ROCKET ENGINES FOR DEEP SPACE
For operations from Earth a rocket engine has to be compact and very strong, capable of withstanding high temperatures and pressures. For voyages between L5 and the asteroids there is no need for rapid acceleration, and in zero gravity there is no reason why an engine could not be many kilometers in length and quite fragile. One obvious candidate for a deep-space rocket engine is the "mass-driver" which would, presumably, be proven and reliable even before the first space colony is completed. For deep-space use a solar-powered mass-driver could be as much as 50 km in length, made with yard-arms and guy-wires, much like the mast of a racing vessel. Note that on the surface of the Earth, in one gravity, it is possible to build very lightweight structures (television towers) with a height of 500 m. For deep space an acceleration of 10⁻⁴ g would be sufficient, so it should be possible without excessive structure to build something much longer.
A mass-driver optimized for propulsion rather than for materials transport would have a lower ratio of payload mass to bucket mass than is baselined for the Moon. For a length of 50 km an exhaust velocity of as much as 8 km/s (in rocketry terms, a specific impulse of 800) should be possible without exceeding even the present limits on magnetic fields and the available strengths of materials. A mission to the asteroids, with an exhaust velocity that high, would require an amount of reaction mass only a little more than twice as large as the final total of payload plus engine.
A mass-driver with a length of 50 km could hardly be made in a miniature version; it would probably have a mass of some thousands of tonnes, a thrust of about 10,000 newtons, and would be suitable as the engine for a ship of several tens of thousands of tonnes total mass.
TRANSPORT
In the course of the first decades of colonization it seems likely that solar-cell powerplants for space vehicles will decrease in mass, ultimately becoming very light. It will not be economically reasonable to continue using rocket engines which exhaust hydrogen, scarce as it is on the Moon. The rocket engines of that period will very likely be solar-powered, and must exhaust as reaction mass some material that appears naturally as a waste-product from the processing industries in space; further, that material must not be a pollutant. One good candidate may be oxygen; it constitutes 40 percent by weight of the lunar soils.
At least two types of rocket engines satisfying these conditions seem good possibilities: the mass-driver, used with liquid or solid oxygen payloads for reaction mass, and the colloidal-ion rocket, which would accelerate electrically small micropellets having a ratio of charge to mass which is optimized for a particular mission. The mass-driver, as a rocket engine, only makes sense for large vehicles or loads; its length would be comparable to that of an SSPS, and its thrust would be several thousand newtons.
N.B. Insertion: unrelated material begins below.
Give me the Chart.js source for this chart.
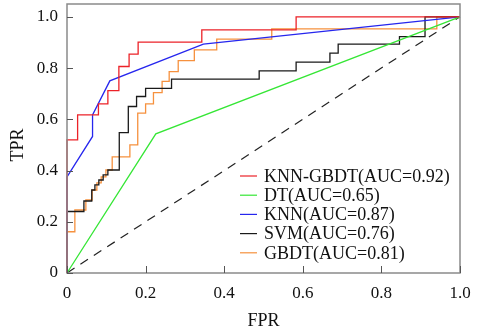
<!DOCTYPE html>
<html>
<head>
<meta charset="utf-8">
<script src="https://cdn.jsdelivr.net/npm/chart.js@4"></script>
<style>
  body { margin: 0; background: #fff; }
  #wrap { width: 483px; height: 332px; }
</style>
</head>
<body>
<div id="wrap"><canvas id="roc" width="483" height="332"></canvas></div>
<script>
// ROC curves (corner points, step = right then up)
const knnGbdtFpr = [0, 0, 0.027, 0.080, 0.104, 0.132, 0.158, 0.181, 0.343, 0.583, 1];
const knnGbdtTpr = [0, 0.52, 0.617, 0.660, 0.712, 0.806, 0.854, 0.901, 0.949, 1, 1];

const dtFpr = [0, 0.226, 1];
const dtTpr = [0, 0.543, 1];

const knnFpr = [0, 0, 0.065, 0.065, 0.109, 0.347, 1];
const knnTpr = [0, 0.375, 0.533, 0.617, 0.750, 0.893, 1];

const svmFpr = [0, 0, 0.043, 0.063, 0.071, 0.081, 0.092, 0.104, 0.133, 0.156, 0.177, 0.200, 0.266, 0.489, 0.583, 0.669, 0.690, 0.846, 0.911, 1];
const svmTpr = [0, 0.24, 0.281, 0.324, 0.344, 0.363, 0.383, 0.402, 0.548, 0.650, 0.689, 0.721, 0.757, 0.789, 0.823, 0.858, 0.893, 0.923, 1, 1];

const gbdtFpr = [0, 0, 0.020, 0.048, 0.064, 0.076, 0.087, 0.099, 0.115, 0.160, 0.180, 0.200, 0.220, 0.242, 0.260, 0.283, 0.324, 0.381, 0.521, 0.941, 1];
const gbdtTpr = [0, 0.161, 0.246, 0.285, 0.324, 0.352, 0.375, 0.402, 0.453, 0.500, 0.624, 0.660, 0.704, 0.748, 0.786, 0.829, 0.871, 0.913, 0.953, 1, 1];

const chanceFpr = [0, 1];
const chanceTpr = [0, 1];

const seriesLabels = ['KNN-GBDT(AUC=0.92)', 'DT(AUC=0.65)', 'KNN(AUC=0.87)', 'SVM(AUC=0.76)', 'GBDT(AUC=0.81)'];
const seriesColors = ['#ec2228', '#35e635', '#2626ee', '#1a1a1a', '#f6913e'];

const xTicks = [0, 0.2, 0.4, 0.6, 0.8, 1.0];
const yTicks = [0, 0.2, 0.4, 0.6, 0.8, 1.0];

const serif = "'Liberation Serif', 'Times New Roman', serif";

function toPoints(xs, ys) {
    return xs.map((x, i) => ({ x: x, y: ys[i] }));
}
function fmt(v) {
    return v === 0 ? '0' : v.toFixed(1);
}

function curve(i, xs, ys, stepped) {
    return {
        label: seriesLabels[i],
        data: toPoints(xs, ys),
        borderColor: seriesColors[i],
        borderWidth: 1.3,
        stepped: stepped ? 'before' : false,
        pointRadius: 0,
        tension: 0,
        clip: false
    };
}

// frame, inward ticks, axis titles and legend
const framePlugin = {
    id: 'frame',
    afterDraw(chart) {
        const ctx = chart.ctx;
        const a = chart.chartArea;
        const xs = chart.scales.x, ys = chart.scales.y;
        ctx.save();
        ctx.strokeStyle = '#8a8a8a';
        ctx.lineWidth = 1.5;
        ctx.strokeRect(a.left, a.top, a.right - a.left, a.bottom - a.top);
        ctx.lineWidth = 1;
        ctx.strokeStyle = '#555';
        ctx.beginPath();
        xTicks.forEach(v => {
            const px = Math.round(xs.getPixelForValue(v)) + 0.5;
            ctx.moveTo(px, a.bottom);
            ctx.lineTo(px, a.bottom - 7);
        });
        yTicks.forEach(v => {
            const py = Math.round(ys.getPixelForValue(v)) + 0.5;
            ctx.moveTo(a.left, py);
            ctx.lineTo(a.left + 6, py);
        });
        ctx.stroke();

        // axis titles
        ctx.fillStyle = '#111';
        ctx.font = '18px ' + serif;
        ctx.textAlign = 'center';
        ctx.textBaseline = 'middle';
        ctx.fillText('FPR', (xs.getPixelForValue(0) + xs.getPixelForValue(1)) / 2, 321);
        ctx.save();
        ctx.translate(18, (ys.getPixelForValue(0) + ys.getPixelForValue(1)) / 2);
        ctx.rotate(-Math.PI / 2);
        ctx.fillText('TPR', 0, 0);
        ctx.restore();

        // legend inside the plot
        ctx.textAlign = 'left';
        ctx.font = '18px ' + serif;
        seriesLabels.forEach((lab, i) => {
            const y = 176 + i * 19.2;
            ctx.strokeStyle = seriesColors[i];
            ctx.lineWidth = 1.2;
            ctx.beginPath();
            ctx.moveTo(240, y);
            ctx.lineTo(257, y);
            ctx.stroke();
            ctx.fillStyle = '#111';
            ctx.fillText(lab, 264, y + 1);
        });
        ctx.restore();
    }
};

new Chart(document.getElementById('roc'), {
    type: 'line',
    data: {
        datasets: [
            curve(0, knnGbdtFpr, knnGbdtTpr, true),
            curve(1, dtFpr, dtTpr, false),
            curve(2, knnFpr, knnTpr, false),
            curve(3, svmFpr, svmTpr, true),
            curve(4, gbdtFpr, gbdtTpr, true),
            {
                label: 'chance',
                data: toPoints(chanceFpr, chanceTpr),
                borderColor: '#222',
                borderWidth: 1.2,
                borderDash: [9, 7],
                pointRadius: 0,
                clip: false
            }
        ]
    },
    options: {
        responsive: false,
        animation: false,
        layout: { padding: { top: 4, right: 23, left: 0, bottom: 0 } },
        plugins: {
            legend: { display: false },
            tooltip: { enabled: false }
        },
        scales: {
            x: {
                type: 'linear',
                min: 0,
                max: 1,
                grid: { display: false, drawTicks: false },
                border: { display: false },
                afterBuildTicks: s => { s.ticks = xTicks.map(v => ({ value: v })); },
                afterFit: s => { s.height = 59; s.paddingLeft = 0; s.paddingRight = 0; },
                ticks: {
                    padding: 10,
                    color: '#111',
                    font: { family: serif, size: 17 },
                    callback: v => fmt(v)
                }
            },
            y: {
                type: 'linear',
                min: 0,
                max: 1.05,
                grid: { display: false, drawTicks: false },
                border: { display: false },
                afterBuildTicks: s => { s.ticks = yTicks.map(v => ({ value: v })); },
                afterFit: s => { s.width = 67; s.paddingTop = 0; s.paddingBottom = 0; },
                ticks: {
                    padding: 9,
                    color: '#111',
                    font: { family: serif, size: 17 },
                    callback: v => fmt(v)
                }
            }
        }
    },
    plugins: [framePlugin]
});
</script>
</body>
</html>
The colloidal-ion rocket would have much lower thrust but could be compact.
When traffic between the Earth and the colonies becomes great enough, the most economical system may consist of a single-stage-to-orbit shuttle between Earth and LEO. Because there would be no need for the transport of large single structures, shuttles of that kind could be sized for optimum efficiency. From LEO to L5 the transport problem is entirely different, transit times are several days rather than a few hours, and high thrusts are not required. The most economical vehicles for that part of space may be large ships built at the colonies. These ships, mass-driver powered through solar energy, could carry a round-trip load of oxygen as reaction mass when they leave the colonies, and could then rendezvous with shuttles in low orbit. The outbound trip would be faster than the inbound.
THE ASTEROIDAL RESOURCES
The evidence is mounting that a substantial fraction, if not actually a majority, of the asteroids are made up of carbonaceous chondritic material. If so, the asteroids contain an almost inexhaustible supply of hydrogen, nitrogen and carbon. In energy (namely: in velocity interval squared) the asteroids are about as distant from L5 as is the surface of the Earth: the velocity change to either destination, from L5, is 10 to 11 km/s. This is about four times that between L5 and the Moon. For some time, then, it seems likely that the asteroidal mines will be exploited mainly for the "rare" elements rather than for those which can be obtained from the Moon. Ultimately, as industry shifts from L5 out toward the asteroids, lunar resources may be used less as materials are mined and used directly, without the necessity of prior shipping.